On her launch in 1899, the battleship Hatsuse, built by Armstrong Whitworth at the company's Elswick shipyard for the imperial navy of Japan, was the largest warship ever seen on the Tyne.

Hydroelectricity

It is almost 150 years since the first effective incandescent lamp, or light bulb, was invented by the Newcastle chemist Joseph Wilson Swan. Swan was a friend of William Armstrong, the master of Cragside, who had created at his Northumberland home the world's first hydroelectric power station. Armstrong had dammed rivers to make lakes and artificial waterfalls that would drive a Siemens dynamo.

In December 1880, Swan asked Armstrong if he could try out his new invention at Cragside. ‘As far as I know, Cragside was the first house in England properly fitted up with my electric lamps,’ said Swan later. ‘It was a delightful experience for both of us when the gallery was first lit up. The speed of the dynamo had not been quite rightly adjusted to produce the strength of current required. It was too fast, and the current too strong. Consequently, the lamps were far above their normal brightness – but the effect was splendid, and never to be forgotten.’

The Graphic newspaper later published an article on the phenomenon, using the illustrations shown here.

Lighting the world with renewable energy

Swan had already demonstrated the workings of the new electric light at Newcastle's Literary & Philosophical Society (the Lit & Phil). After he had finished speaking, he gave the signal for the 70 gas jets that usually lit the room to be extinguished.

‘Then – with a suddenness which in those days seemed quite magical,' said an observer, 'he transformed darkness into light by switching on 20 of his own lamps, producing an illumination which, as compared with gas light, had a very brilliant effect.’

It was the first time that the interior of any public building, in Europe at least, had been lit by incandescent electric lamps. Swan later formed a company with his great American rival, Thomas Edison, to provide electric lighting on a commercial scale to the world’s most industrialized countries.
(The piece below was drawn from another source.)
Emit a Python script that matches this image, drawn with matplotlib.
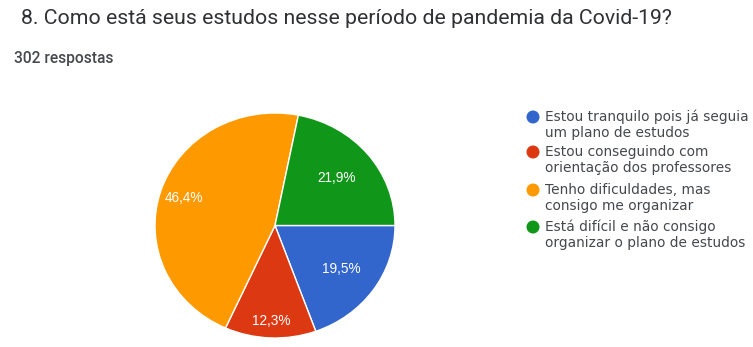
import numpy as np
import matplotlib.pyplot as plt
from matplotlib.patches import Ellipse

# Respostas da pergunta 8
categorias = [
    "Estou tranquilo pois já seguia\num plano de estudos",
    "Estou conseguindo com\norientação dos professores",
    "Tenho dificuldades, mas\nconsigo me organizar",
    "Está difícil e não consigo\norganizar o plano de estudos",
]
percentuais = [19.5, 12.3, 46.4, 21.9]
cores = ["#3366cc", "#dc3912", "#ff9900", "#109618"]
rotulos = ["19,5%", "12,3%", "46,4%", "21,9%"]
raio_rotulo = [0.68, 0.85, 0.80, 0.66]

W, H = 753, 347
fig = plt.figure(figsize=(W / 100, H / 100), dpi=100)
fig.patch.set_facecolor("white")


def px(x, y):
    return x / W, 1 - y / H


fig.text(*px(21, 18), "8. Como está seus estudos nesse período de pandemia da Covid-19?",
         fontsize=15.3, family="Roboto", color="#303134", va="center", ha="left")
fig.text(*px(14, 58), "302 respostas", fontsize=11.2, family="Roboto", weight="medium",
         color="#45484c", va="center", ha="left")

# Pizza
ax = fig.add_axes([155 / W, 1 - 338 / H, 240 / W, 225 / H])
wedges, _ = ax.pie(percentuais, colors=cores, startangle=0, counterclock=False,
                   wedgeprops=dict(edgecolor="white", linewidth=1.0))
ax.set_aspect("auto")
ax.set_xlim(-1, 1)
ax.set_ylim(-1, 1)
ax.axis("off")

for w, txt, r in zip(wedges, rotulos, raio_rotulo):
    ang = np.deg2rad((w.theta1 + w.theta2) / 2)
    ax.text(r * np.cos(ang), r * np.sin(ang), txt, ha="center", va="center",
            color="white", fontsize=9.8, family="Liberation Sans")

# Legenda
y0 = [117, 152, 190, 227]
for cat, cor, y in zip(categorias, cores, y0):
    fig.patches.append(Ellipse(px(533, y), 13 / W, 13 / H, transform=fig.transFigure,
                               facecolor=cor, edgecolor="none"))
    l1, l2 = cat.split("\n")
    fig.text(*px(545, y), l1, fontsize=9.9, family="DejaVu Sans", color="#45484c",
             va="center", ha="left")
    fig.text(*px(545, y + 16), l2, fontsize=9.9, family="DejaVu Sans", color="#45484c",
             va="center", ha="left")

fig.savefig("out.png", dpi=100)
After his experiments with Joseph Swan, William Armstrong published the following account in the Graphic newspaper:

'The following particulars of a successful application of Swan's Electric Lamps to the lighting of a country house will probably be interesting to many of your readers.

‘The case has novelty, not only in the application of this mode of lighting to domestic use, but also in the derivation of the producing power from a natural source – a neighbouring brook being turned to account for that purpose. The brook, in fact, lights the house, and there is no consumption of any material in the process.' 

Hydroelectricity at Cragside; 1881 feature in The Graphic magazine

An illustration of April 1881 in the Graphic shows the iron footbridge over the Debdon Burn (the source of Cragside’s electrical power) and three illuminated interiors: the dining room, the library and the staircase hall.